*** GIVEN INFORMATION ***

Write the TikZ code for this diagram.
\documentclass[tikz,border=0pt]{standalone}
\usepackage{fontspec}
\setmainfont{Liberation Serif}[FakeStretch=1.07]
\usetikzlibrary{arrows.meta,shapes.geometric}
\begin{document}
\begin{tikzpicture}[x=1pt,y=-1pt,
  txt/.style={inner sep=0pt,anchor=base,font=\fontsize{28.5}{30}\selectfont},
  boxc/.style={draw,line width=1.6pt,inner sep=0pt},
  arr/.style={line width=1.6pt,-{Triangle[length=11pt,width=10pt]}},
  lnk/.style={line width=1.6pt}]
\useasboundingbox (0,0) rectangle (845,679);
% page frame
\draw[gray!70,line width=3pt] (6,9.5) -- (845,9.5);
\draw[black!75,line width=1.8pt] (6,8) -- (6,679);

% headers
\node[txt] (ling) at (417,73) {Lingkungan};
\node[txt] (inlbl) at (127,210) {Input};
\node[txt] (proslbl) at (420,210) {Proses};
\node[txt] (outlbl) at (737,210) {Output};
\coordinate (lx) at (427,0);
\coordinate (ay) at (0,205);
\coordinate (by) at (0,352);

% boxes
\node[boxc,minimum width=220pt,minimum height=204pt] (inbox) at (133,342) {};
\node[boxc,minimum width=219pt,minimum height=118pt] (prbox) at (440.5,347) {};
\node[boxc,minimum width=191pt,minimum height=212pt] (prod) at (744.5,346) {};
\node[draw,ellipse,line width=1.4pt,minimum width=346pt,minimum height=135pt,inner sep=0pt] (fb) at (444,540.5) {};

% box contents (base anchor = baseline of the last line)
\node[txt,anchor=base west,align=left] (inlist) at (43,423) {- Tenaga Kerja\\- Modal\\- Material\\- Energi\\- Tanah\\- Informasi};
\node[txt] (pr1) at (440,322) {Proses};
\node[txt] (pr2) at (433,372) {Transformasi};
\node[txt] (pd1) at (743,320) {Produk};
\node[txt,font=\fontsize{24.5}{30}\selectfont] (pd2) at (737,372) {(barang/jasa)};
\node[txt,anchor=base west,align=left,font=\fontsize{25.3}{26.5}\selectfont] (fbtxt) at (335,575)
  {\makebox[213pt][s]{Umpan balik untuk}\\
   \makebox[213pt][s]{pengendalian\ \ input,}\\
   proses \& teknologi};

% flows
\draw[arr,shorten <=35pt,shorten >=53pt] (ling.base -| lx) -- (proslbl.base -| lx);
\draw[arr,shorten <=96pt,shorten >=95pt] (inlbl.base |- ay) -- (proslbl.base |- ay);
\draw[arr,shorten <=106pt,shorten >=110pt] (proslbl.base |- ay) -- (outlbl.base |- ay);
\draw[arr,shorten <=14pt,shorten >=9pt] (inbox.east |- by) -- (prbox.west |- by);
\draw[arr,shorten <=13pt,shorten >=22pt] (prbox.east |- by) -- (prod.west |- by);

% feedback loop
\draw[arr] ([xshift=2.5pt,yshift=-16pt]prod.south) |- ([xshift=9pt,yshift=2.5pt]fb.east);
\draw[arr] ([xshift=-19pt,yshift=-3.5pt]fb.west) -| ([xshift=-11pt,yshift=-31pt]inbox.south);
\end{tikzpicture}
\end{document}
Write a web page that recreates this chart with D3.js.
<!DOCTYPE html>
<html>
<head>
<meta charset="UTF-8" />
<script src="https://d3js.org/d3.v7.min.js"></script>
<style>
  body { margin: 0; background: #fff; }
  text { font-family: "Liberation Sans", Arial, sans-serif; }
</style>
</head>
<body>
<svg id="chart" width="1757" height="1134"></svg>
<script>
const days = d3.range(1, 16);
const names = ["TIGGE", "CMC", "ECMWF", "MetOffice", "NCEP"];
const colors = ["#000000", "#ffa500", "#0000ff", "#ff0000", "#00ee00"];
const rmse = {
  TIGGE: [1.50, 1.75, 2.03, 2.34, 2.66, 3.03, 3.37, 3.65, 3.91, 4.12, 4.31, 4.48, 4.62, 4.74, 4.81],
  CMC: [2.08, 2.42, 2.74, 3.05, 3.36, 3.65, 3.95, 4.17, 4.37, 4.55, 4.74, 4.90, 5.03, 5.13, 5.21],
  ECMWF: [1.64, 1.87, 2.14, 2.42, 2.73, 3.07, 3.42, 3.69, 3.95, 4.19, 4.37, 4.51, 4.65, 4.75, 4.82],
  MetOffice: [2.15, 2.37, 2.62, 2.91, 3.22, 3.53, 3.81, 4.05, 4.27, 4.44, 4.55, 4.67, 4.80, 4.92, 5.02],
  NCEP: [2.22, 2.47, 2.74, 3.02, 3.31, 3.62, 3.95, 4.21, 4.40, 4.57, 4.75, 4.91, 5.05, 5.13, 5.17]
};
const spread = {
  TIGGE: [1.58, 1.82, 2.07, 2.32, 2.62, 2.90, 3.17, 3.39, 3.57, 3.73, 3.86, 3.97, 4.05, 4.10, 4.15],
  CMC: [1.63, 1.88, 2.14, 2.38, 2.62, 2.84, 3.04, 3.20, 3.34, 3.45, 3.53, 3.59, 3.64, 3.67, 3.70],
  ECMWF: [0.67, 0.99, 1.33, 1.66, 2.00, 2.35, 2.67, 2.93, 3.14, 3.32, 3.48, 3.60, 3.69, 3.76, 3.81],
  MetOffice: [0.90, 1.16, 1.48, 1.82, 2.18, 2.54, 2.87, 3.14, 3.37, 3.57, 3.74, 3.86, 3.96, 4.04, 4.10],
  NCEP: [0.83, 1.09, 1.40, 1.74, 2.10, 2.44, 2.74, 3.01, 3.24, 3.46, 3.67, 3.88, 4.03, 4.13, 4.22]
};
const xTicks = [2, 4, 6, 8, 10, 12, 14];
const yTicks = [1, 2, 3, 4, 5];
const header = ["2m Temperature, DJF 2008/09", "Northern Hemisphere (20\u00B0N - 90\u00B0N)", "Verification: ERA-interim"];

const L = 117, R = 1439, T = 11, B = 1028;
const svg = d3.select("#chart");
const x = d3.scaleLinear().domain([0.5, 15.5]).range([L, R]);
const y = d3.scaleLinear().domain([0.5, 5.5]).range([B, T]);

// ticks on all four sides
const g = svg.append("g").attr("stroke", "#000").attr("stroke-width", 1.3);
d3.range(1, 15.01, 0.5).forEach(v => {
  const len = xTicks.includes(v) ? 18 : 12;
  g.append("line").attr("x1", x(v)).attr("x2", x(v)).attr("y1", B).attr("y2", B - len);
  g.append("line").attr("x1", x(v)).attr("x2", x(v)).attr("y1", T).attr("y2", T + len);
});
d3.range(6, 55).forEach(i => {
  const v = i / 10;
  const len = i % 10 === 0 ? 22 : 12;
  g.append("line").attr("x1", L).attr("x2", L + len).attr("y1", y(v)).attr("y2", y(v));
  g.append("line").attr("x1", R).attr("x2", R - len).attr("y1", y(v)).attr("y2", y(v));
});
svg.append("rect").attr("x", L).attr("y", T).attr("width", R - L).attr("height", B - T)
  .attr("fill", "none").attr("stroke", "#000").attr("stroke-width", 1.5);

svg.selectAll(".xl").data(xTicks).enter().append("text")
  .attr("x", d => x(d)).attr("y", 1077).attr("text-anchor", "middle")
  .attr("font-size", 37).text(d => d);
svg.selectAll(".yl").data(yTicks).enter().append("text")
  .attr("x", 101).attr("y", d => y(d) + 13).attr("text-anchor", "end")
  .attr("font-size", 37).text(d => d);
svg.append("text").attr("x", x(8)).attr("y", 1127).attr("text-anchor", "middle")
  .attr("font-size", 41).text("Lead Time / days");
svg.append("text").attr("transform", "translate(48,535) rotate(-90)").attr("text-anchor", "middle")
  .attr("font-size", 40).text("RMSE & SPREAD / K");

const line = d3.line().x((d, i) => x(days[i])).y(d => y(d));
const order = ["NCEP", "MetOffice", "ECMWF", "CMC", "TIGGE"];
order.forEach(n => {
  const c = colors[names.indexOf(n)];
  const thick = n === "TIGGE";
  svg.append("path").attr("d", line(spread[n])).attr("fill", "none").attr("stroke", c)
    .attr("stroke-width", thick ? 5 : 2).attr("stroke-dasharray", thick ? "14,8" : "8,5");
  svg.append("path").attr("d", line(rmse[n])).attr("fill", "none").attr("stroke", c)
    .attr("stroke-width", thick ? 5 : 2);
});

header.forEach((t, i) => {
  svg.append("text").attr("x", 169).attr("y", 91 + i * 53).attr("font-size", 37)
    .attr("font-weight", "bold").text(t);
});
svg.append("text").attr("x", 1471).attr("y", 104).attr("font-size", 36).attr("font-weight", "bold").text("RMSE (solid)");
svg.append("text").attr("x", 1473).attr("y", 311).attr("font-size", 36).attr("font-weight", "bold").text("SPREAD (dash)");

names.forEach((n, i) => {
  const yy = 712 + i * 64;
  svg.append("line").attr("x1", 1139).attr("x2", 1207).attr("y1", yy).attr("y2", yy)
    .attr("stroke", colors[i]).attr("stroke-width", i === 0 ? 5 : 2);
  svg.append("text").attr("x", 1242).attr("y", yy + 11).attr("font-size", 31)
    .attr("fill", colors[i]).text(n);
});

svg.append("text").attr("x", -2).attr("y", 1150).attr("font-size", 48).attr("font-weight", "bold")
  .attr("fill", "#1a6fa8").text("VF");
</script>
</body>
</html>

***

Identify the lines above with the word "page". Copy them.

### [OUTPUT FOR THIS TASK]
% page frame
Write a web page that recreates this chart with D3.js.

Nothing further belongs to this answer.